* SHORT EXERCISE *
Search the records that follow and extract every line containing the string "this".

Records with drawing code

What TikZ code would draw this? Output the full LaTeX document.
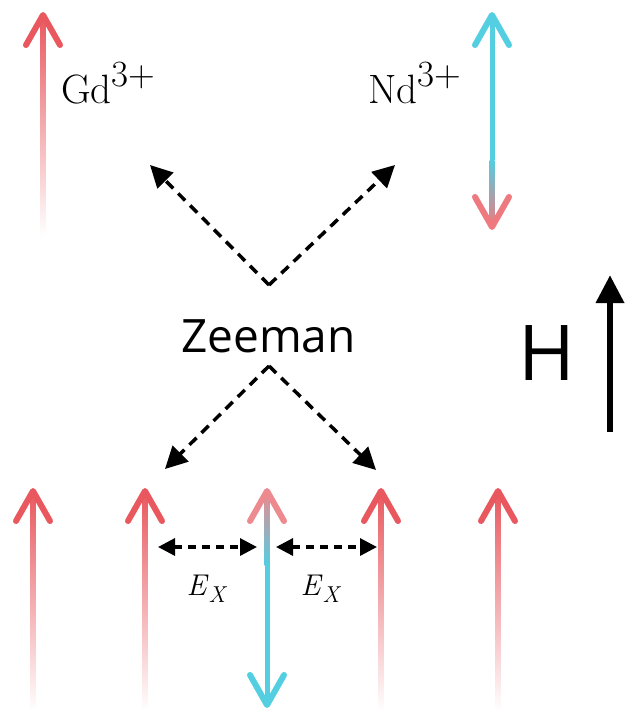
\documentclass[tikz,border=0pt]{standalone}
\usepackage{fontspec}
\newfontfamily\labelfont{Open Sans}
\usetikzlibrary{arrows.meta}

\definecolor{spinred}{RGB}{232,88,94}
\definecolor{spinpink}{RGB}{236,138,143}
\definecolor{spinrose}{RGB}{238,122,127}
\definecolor{spincyan}{RGB}{84,206,225}

\newcommand{\ionname}[1]{#1\raisebox{17pt}{\fontsize{37}{42}\selectfont 3+}}
\newcommand{\exname}{\textit{E}\raisebox{-7pt}{\fontsize{23}{26}\selectfont\textit{X}}}

\tikzset{
  spinhead/.style={line width=6pt, line cap=round, line join=round},
  zeemanline/.style={line width=3.5pt, dash pattern=on 10pt off 7pt,
    -{Triangle[length=22pt,width=22pt]}},
  gapline/.style={line width=3.2pt, dash pattern=on 8pt off 6pt,
    {Triangle[length=17pt,width=17pt]}-{Triangle[length=17pt,width=17pt]}},
  ionlabel/.style={inner sep=0pt, font=\fontsize{41}{48}\selectfont},
  exlabel/.style={inner sep=0pt, font=\fontsize{30}{34}\selectfont},
}

\begin{document}
\begin{tikzpicture}[x=1pt, y=-1pt]
  \useasboundingbox (0,0) rectangle (628,709);

  % Single ions
  \shade[top color=spinred, bottom color=white] (40.5,15) rectangle (45.5,236);
  \draw[spinhead, spinred] (26,45) -- (43,15) -- (60,45);
  \node[ionlabel, anchor=base west] (gd) at (61,103) {\ionname{Gd}};

  \fill[spincyan] (489.5,15) rectangle (494.5,160);
  \shade[top color=spincyan, bottom color=spinrose] (489.5,160) rectangle (494.5,227);
  \draw[spinhead, spincyan] (475,45) -- (492,15) -- (509,45);
  \draw[spinhead, spinrose] (475,197) -- (492,227) -- (509,197);
  \node[ionlabel, anchor=base west] (nd) at (368,103) {\ionname{Nd}};

  % Zeeman splitting
  \node[inner sep=0pt, font=\labelfont\fontsize{46}{54}\selectfont] (zeeman) at (268.5,336) {Zeeman};
  \coordinate (uptop) at (269,285);
  \coordinate (downtop) at (269,366);
  \coordinate (gdtip) at (150,165);
  \coordinate (ndtip) at (395,165);
  \coordinate (lefttip) at (165,469);
  \coordinate (righttip) at (376,470);
  \draw[zeemanline] (uptop) -- (gdtip);
  \draw[zeemanline] (uptop) -- (ndtip);
  \draw[zeemanline] (downtop) -- (lefttip);
  \draw[zeemanline] (downtop) -- (righttip);

  % Field
  \node[inner sep=0pt, anchor=base, font=\labelfont\fontsize{77}{90}\selectfont] (field) at (547,380) {H};
  \coordinate (fieldtail) at (610,432);
  \coordinate (fieldtip) at (610,275);
  \draw[line width=6.5pt, -{Triangle[length=28pt,width=27pt]}] (fieldtail) -- (fieldtip);

  % Chain
  \foreach \x in {33,145,381,498} {
    \shade[top color=spinred, bottom color=white] (\x-2.5,491) rectangle (\x+2.5,711);
    \draw[spinhead, spinred] (\x-17,521) -- (\x,491) -- (\x+17,521);
  }
  \shade[top color=spinpink, bottom color=spincyan] (264.5,491) rectangle (269.5,565);
  \fill[spincyan] (264.5,565) rectangle (269.5,705);
  \draw[spinhead, spinpink] (250,521) -- (267,491) -- (284,521);
  \draw[spinhead, spincyan] (250,675) -- (267,705) -- (284,675);

  % Exchange
  \coordinate (gapaleft) at (158,547);
  \coordinate (gaparight) at (257,547);
  \coordinate (gapbleft) at (276,547);
  \coordinate (gapbright) at (377,547);
  \draw[gapline] (gapaleft) -- (gaparight);
  \draw[gapline] (gapbleft) -- (gapbright);
  \node[exlabel, anchor=base] (exa) at (207,595) {\exname};
  \node[exlabel, anchor=base] (exb) at (321,595) {\exname};
\end{tikzpicture}
\end{document}
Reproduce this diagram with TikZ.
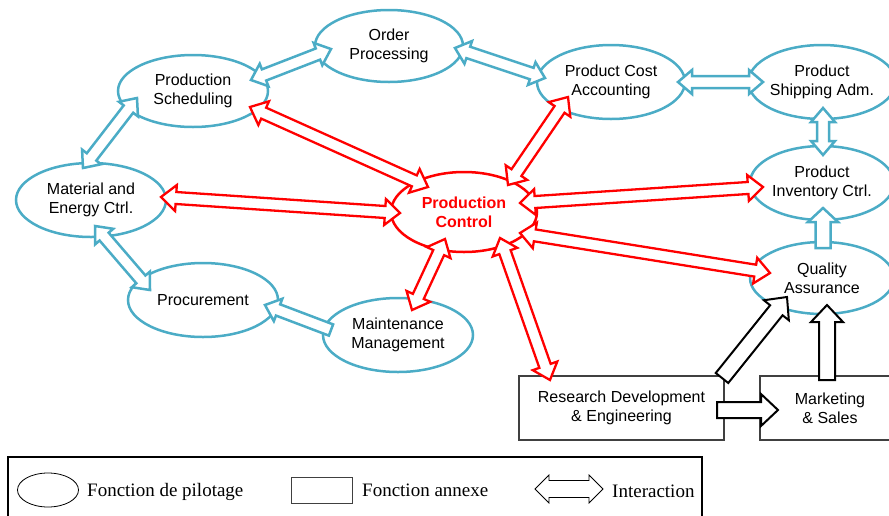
\documentclass[tikz,border=0pt]{standalone}
\usepackage{fontspec}
\setmainfont{Liberation Sans}
\newfontfamily\legendfont{Liberation Serif}
\usetikzlibrary{calc, shapes.geometric}
\definecolor{fnblue}{RGB}{75,172,198}
\newcommand{\nodefont}{\fontsize{16}{19}\selectfont}
% block arrow with a head at both ends: style, from, to, half shaft, half head, head length
\newcommand{\twoway}[6]{%
  \coordinate (t1) at #2; \coordinate (t2) at #3;
  \coordinate (b1) at ($(t1)!#6!(t2)$);
  \coordinate (b2) at ($(t2)!#6!(t1)$);
  \draw[#1] (t1) -- ($(b1)!#5!90:(t2)$) -- ($(b1)!#4!90:(t2)$)
    -- ($(b2)!#4!-90:(t1)$) -- ($(b2)!#5!-90:(t1)$) -- (t2)
    -- ($(b2)!#5!90:(t1)$) -- ($(b2)!#4!90:(t1)$)
    -- ($(b1)!#4!-90:(t2)$) -- ($(b1)!#5!-90:(t2)$) -- cycle;
}
% block arrow with one head, at the second point
\newcommand{\oneway}[6]{%
  \coordinate (t1) at #2; \coordinate (t2) at #3;
  \coordinate (b2) at ($(t2)!#6!(t1)$);
  \draw[#1] ($(t1)!#4!90:(t2)$) -- ($(b2)!#4!-90:(t1)$) -- ($(b2)!#5!-90:(t1)$)
    -- (t2) -- ($(b2)!#5!90:(t1)$) -- ($(b2)!#4!90:(t1)$)
    -- ($(t1)!#4!-90:(t2)$) -- cycle;
}

\begin{document}
\begin{tikzpicture}[x=1pt, y=-1pt,
    pilot/.style={draw=fnblue, line width=2.5pt, ellipse, fill=white, inner sep=0pt,
      minimum width=148pt, minimum height=74pt, font=\nodefont, align=center},
    annexe/.style={draw=black!75, line width=1.2pt, fill=white, minimum height=64pt,
      font=\nodefont, align=center},
    bluearrow/.style={draw=fnblue, line width=2.5pt, fill=white},
    redarrow/.style={draw=red, line width=2.3pt, fill=white},
    blackarrow/.style={draw=black, line width=2pt, fill=white},
    legendtext/.style={anchor=base west, inner sep=0pt, font=\legendfont\fontsize{19}{22}\selectfont}]
  \useasboundingbox (0,0) rectangle (889,515);
  \clip (0,0) rectangle (889,515);
  \node[pilot, minimum height=72pt] (OP) at (389,46) {Order\\Processing};
  \node[pilot, minimum width=150pt, minimum height=72pt] (PS) at (193,91) {Production\\Scheduling};
  \node[pilot, minimum width=150pt] (ME) at (91,200) {Material and\\Energy Ctrl.};
  \node[pilot, minimum width=150pt] (PR) at (203,300) {Procurement};
  \node[pilot, minimum width=150pt] (MM) at (398,335) {Maintenance\\Management};
  \node[pilot, draw=red, minimum width=146pt, minimum height=80pt, font=\nodefont\bfseries,
    text=red] (PC) at (464,212) {Production\\Control};
  \node[pilot] (PCA) at (611,82) {Product Cost\\Accounting};
  \node[pilot, minimum width=144pt] (PSA) at (822,82) {Product\\Shipping Adm.};
  \node[pilot, minimum width=144pt] (PIC) at (822,183) {Product\\Inventory Ctrl.};
  \node[pilot, minimum width=144pt, minimum height=72pt] (QA) at (822,278) {Quality\\Assurance};
  \node[annexe, minimum width=205pt] (RD) at (621.5,408) {Research Development\\\& Engineering};
  \node[annexe, minimum width=140pt] (MS) at (830,408) {Marketing\\\& Sales};
  % interactions between the functions
  \foreach \i/\ix/\iy/\j/\jx/\jy in {PS/58/-11/OP/-58/3, PS/-56/7/ME/-8/-32, ME/4/26/PR/-53/-10,
      OP/66/2/PCA/-66/-4, PCA/67/0/PSA/-59/0, PSA/1/26/PIC/1/-28} {
    \twoway{bluearrow}{($(\i)+(\ix,\iy)$)}{($(\j)+(\jx,\jy)$)}{6pt}{12pt}{14pt}
  }
  \oneway{bluearrow}{($(MM)+(-67,-5)$)}{($(PR)+(62,5)$)}{6pt}{12pt}{14pt}
  \oneway{bluearrow}{($(QA)+(1,-30)$)}{($(PIC)+(1,25)$)}{7.5pt}{15pt}{14pt}
  \foreach \i/\ix/\iy/\j/\jx/\jy in {PC/-36/-25/PS/57/16, ME/70/-3/PC/-64/1, PC/44/-27/PCA/-43/15,
      PC/56/-9/PIC/-59/4, PC/56/21/QA/-52/-5, PC/36/26/RD/-71.5/-28, PC/-19/27/MM/14/-25} {
    \twoway{redarrow}{($(\i)+(\ix,\iy)$)}{($(\j)+(\jx,\jy)$)}{6pt}{13pt}{15pt}
  }
  \foreach \i/\ix/\iy/\j/\jx/\jy in {RD/95.5/2/MS/-52/2, RD/100.5/-30/QA/-35/19, MS/-3/-28/QA/5/27} {
    \oneway{blackarrow}{($(\i)+(\ix,\iy)$)}{($(\j)+(\jx,\jy)$)}{8pt}{16pt}{17pt}
  }
  % legend
  \draw[line width=2.5pt] (8,530) -- (8,457) -- (702,457) -- (702,530);
  \node[draw, ellipse, line width=0.8pt, minimum width=61pt, minimum height=34pt] (lgpilot) at (48,490) {};
  \node[legendtext] (lgpilottext) at (87,496) {Fonction de pilotage};
  \node[draw=black!75, line width=0.8pt, minimum width=61pt, minimum height=26pt] (lgannexe) at (321.5,490) {};
  \node[legendtext] (lgannexetext) at (362,496) {Fonction annexe};
  \coordinate (lgleft) at (535,489);
  \coordinate (lgright) at (603,489);
  \twoway{draw=black, line width=0.8pt, fill=white}{(lgleft)}{(lgright)}{8.5pt}{14pt}{14pt}
  \node[legendtext] (lginteraction) at (612,497) {Interaction};
\end{tikzpicture}
\end{document}
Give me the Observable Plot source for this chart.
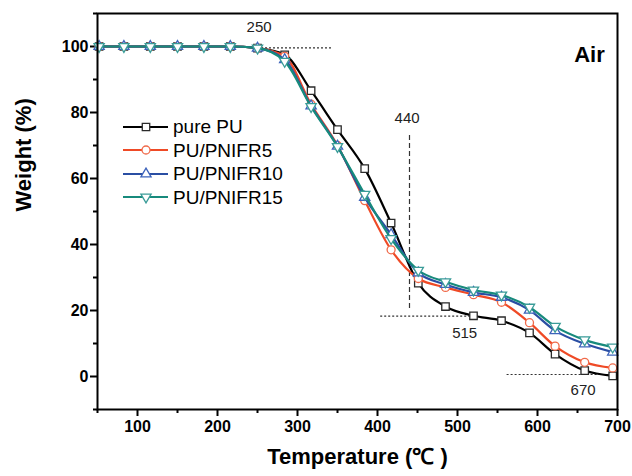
<!DOCTYPE html>
<html><head><meta charset="utf-8">
<script src="https://cdn.jsdelivr.net/npm/d3@7"></script>
<script src="https://cdn.jsdelivr.net/npm/@observablehq/plot@0.6"></script>
<style>
body{margin:0;background:#fff;}
#wrap{position:relative;width:632px;height:476px;font-family:Arial,"Liberation Sans",sans-serif;}
#legend{position:absolute;left:122px;top:115px;}
.row{display:flex;align-items:center;height:23.5px;}
.row span{font-size:19px;margin-left:4px;color:#000;line-height:1;}
</style></head><body><div id="wrap"><div id="legend"></div></div>
<script>
// ---- data ----
const temperature = [52, 83, 116, 150, 183, 216, 250, 284, 317, 350, 384, 417, 451, 485, 520, 555, 590, 622, 659, 694];
const purePU    = [100, 100, 100, 100, 100, 100, 99.5, 97.5, 86.6, 74.8, 63.0, 46.5, 28.3, 21.2, 18.4, 16.9, 13.2, 6.8, 1.8, 0.2];
const pnifr5    = [100, 100, 100, 100, 100, 100, 99.5, 97.0, 82.5, 70.0, 53.3, 38.4, 29.7, 27.0, 24.8, 22.5, 16.3, 9.2, 4.3, 2.6];
const pnifr10   = [100, 100, 100, 100, 100, 100, 99.5, 96.0, 82.0, 69.8, 54.3, 43.0, 31.4, 27.9, 25.5, 24.0, 20.1, 13.9, 9.9, 7.4];
const pnifr15   = [100, 100, 100, 100, 100, 100, 99.5, 95.5, 81.8, 69.7, 55.2, 41.8, 32.2, 28.7, 26.2, 24.7, 21.0, 15.2, 11.1, 8.9];
const seriesNames = ["pure PU", "PU/PNIFR5", "PU/PNIFR10", "PU/PNIFR15"];
const seriesValues = [purePU, pnifr5, pnifr10, pnifr15];
const lineColors = ["#000000", "#ef4a26", "#2a4ea3", "#178a7c"];
const markerColors = ["#2a2a2a", "#f06a4a", "#3d63bb", "#3a9c98"];

const xTicks = [100, 200, 300, 400, 500, 600, 700];
const xMinor = [50, 150, 250, 350, 450, 550, 650];
const yTicks = [0, 20, 40, 60, 80, 100];
const yMinor = [-10, 10, 30, 50, 70, 90, 110];

// annotations (temperature, weight)
const noteLabels = ["250", "440", "515", "670"];
const noteT = [252, 437, 509, 657];
const noteV = [105.8, 78.2, 13.0, -4.2];
const hGuideV  = [99.6, 18.3, 0.6];
const hGuideT1 = [250, 404, 562];
const hGuideT2 = [343, 518, 700];
const vGuideT = [440];
const vGuideV1 = [20.6];
const vGuideV2 = [73];

// ---- symbols ----
const sqrt3 = Math.sqrt(3);
const triangleDown = {
  draw(context, size) {
    const y = -Math.sqrt(size / (sqrt3 * 3));
    context.moveTo(0, -y * 2);
    context.lineTo(-sqrt3 * y, y);
    context.lineTo(sqrt3 * y, y);
    context.closePath();
  }
};
const symbols = [d3.symbolSquare, d3.symbolCircle, d3.symbolTriangle, triangleDown];
const radii = [4.2, 4, 3.8, 3.8];

const seriesMarks = [];
seriesNames.forEach((name, i) => {
  const rows = temperature.map((t, j) => ({T: t, v: seriesValues[i][j]}));
  seriesMarks.push(Plot.line(rows, {x: "T", y: "v", stroke: lineColors[i], strokeWidth: 2.2, curve: "monotone-x"}));
  seriesMarks.push(Plot.dot(rows, {x: "T", y: "v", symbol: () => symbols[i], r: radii[i], stroke: markerColors[i], strokeWidth: 1.3, fill: "white"}));
});

const notes = noteLabels.map((l, i) => ({label: l, T: noteT[i], v: noteV[i]}));
const hGuides = hGuideV.map((v, i) => ({v, x1: hGuideT1[i], x2: hGuideT2[i]}));
const vGuides = vGuideT.map((t, i) => ({t, y1: vGuideV1[i], y2: vGuideV2[i]}));

const chart = Plot.plot({
  width: 632, height: 476,
  marginLeft: 97, marginRight: 15, marginTop: 13, marginBottom: 67,
  style: {fontFamily: "Arial, 'Liberation Sans', sans-serif", background: "white", color: "#000"},
  x: {domain: [50, 700]},
  y: {domain: [-10, 110]},
  symbol: {type: "identity"},
  marks: [
    Plot.axisX({ticks: xTicks, tickSize: 7, tickPadding: 4, strokeWidth: 2, fontSize: 16, fontWeight: "bold", label: null}),
    Plot.axisX({ticks: xMinor, tickSize: 4, strokeWidth: 2, tickFormat: () => "", label: null}),
    Plot.axisY({ticks: yTicks, tickSize: 7, tickPadding: 2, strokeWidth: 2, fontSize: 16, fontWeight: "bold", label: null}),
    Plot.axisY({ticks: yMinor, tickSize: 4, strokeWidth: 2, tickFormat: () => "", label: null}),
    Plot.ruleY(hGuides, {y: "v", x1: "x1", x2: "x2", stroke: "#333", strokeWidth: 1.2, strokeDasharray: "2,2"}),
    Plot.ruleX(vGuides, {x: "t", y1: "y1", y2: "y2", stroke: "#333", strokeWidth: 1.2, strokeDasharray: "5,3"}),
    Plot.text(notes, {x: "T", y: "v", text: "label", fontSize: 15, fill: "#222"}),
    ...seriesMarks,
    Plot.text(["Air"], {frameAnchor: "top-right", dx: -28, dy: 33, fontSize: 22, fontWeight: "bold", textAnchor: "middle"}),
    Plot.text(["Temperature (℃ )"], {frameAnchor: "bottom", dy: 54, fontSize: 22, fontWeight: "bold"}),
    Plot.text(["Weight (%)"], {frameAnchor: "left", dx: -74, rotate: -90, fontSize: 22, fontWeight: "bold"}),
    Plot.frame({stroke: "#000", strokeWidth: 2})
  ]
});
document.getElementById("wrap").prepend(chart);
chart.style.position = "absolute"; chart.style.left = "0"; chart.style.top = "0";

// legend
const legend = document.getElementById("legend");
seriesNames.forEach((name, i) => {
  const row = document.createElement("div");
  row.className = "row";
  const sw = d3.create("svg").attr("width", 47).attr("height", 14);
  sw.append("line").attr("x1", 1).attr("x2", 46).attr("y1", 7).attr("y2", 7).attr("stroke", lineColors[i]).attr("stroke-width", 2.2);
  const r = radii[i];
  sw.append("path").attr("transform", "translate(24,7)")
    .attr("d", d3.symbol(symbols[i], Math.PI * r * r)())
    .attr("fill", "white").attr("stroke", markerColors[i]).attr("stroke-width", 1.3);
  row.appendChild(sw.node());
  const s = document.createElement("span");
  s.textContent = name;
  row.appendChild(s);
  legend.appendChild(row);
});
</script>
</body></html>
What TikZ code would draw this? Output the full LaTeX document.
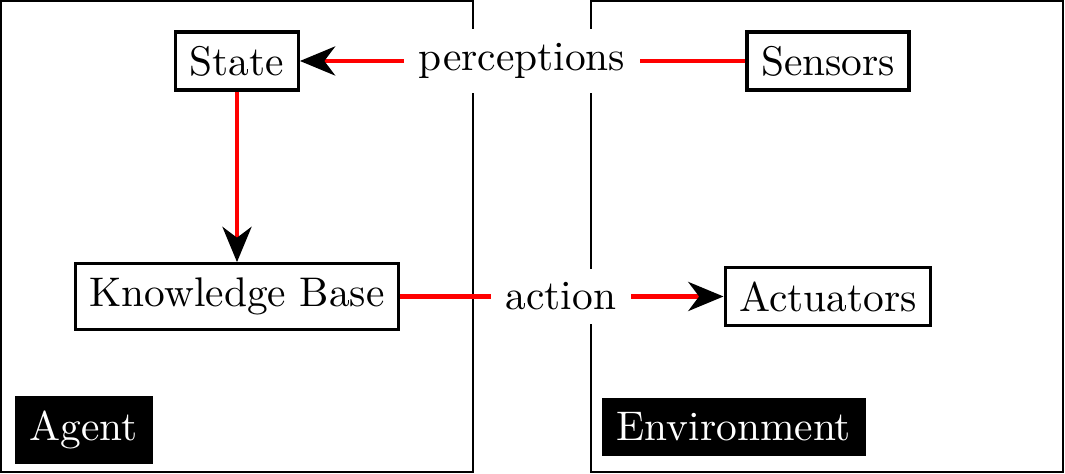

* CORRECT RESULT *
What TikZ code would draw this? Output the full LaTeX document.
Reproduce this diagram with TikZ.
Give me the Observable Plot source for this chart.
What TikZ code would draw this? Output the full LaTeX document.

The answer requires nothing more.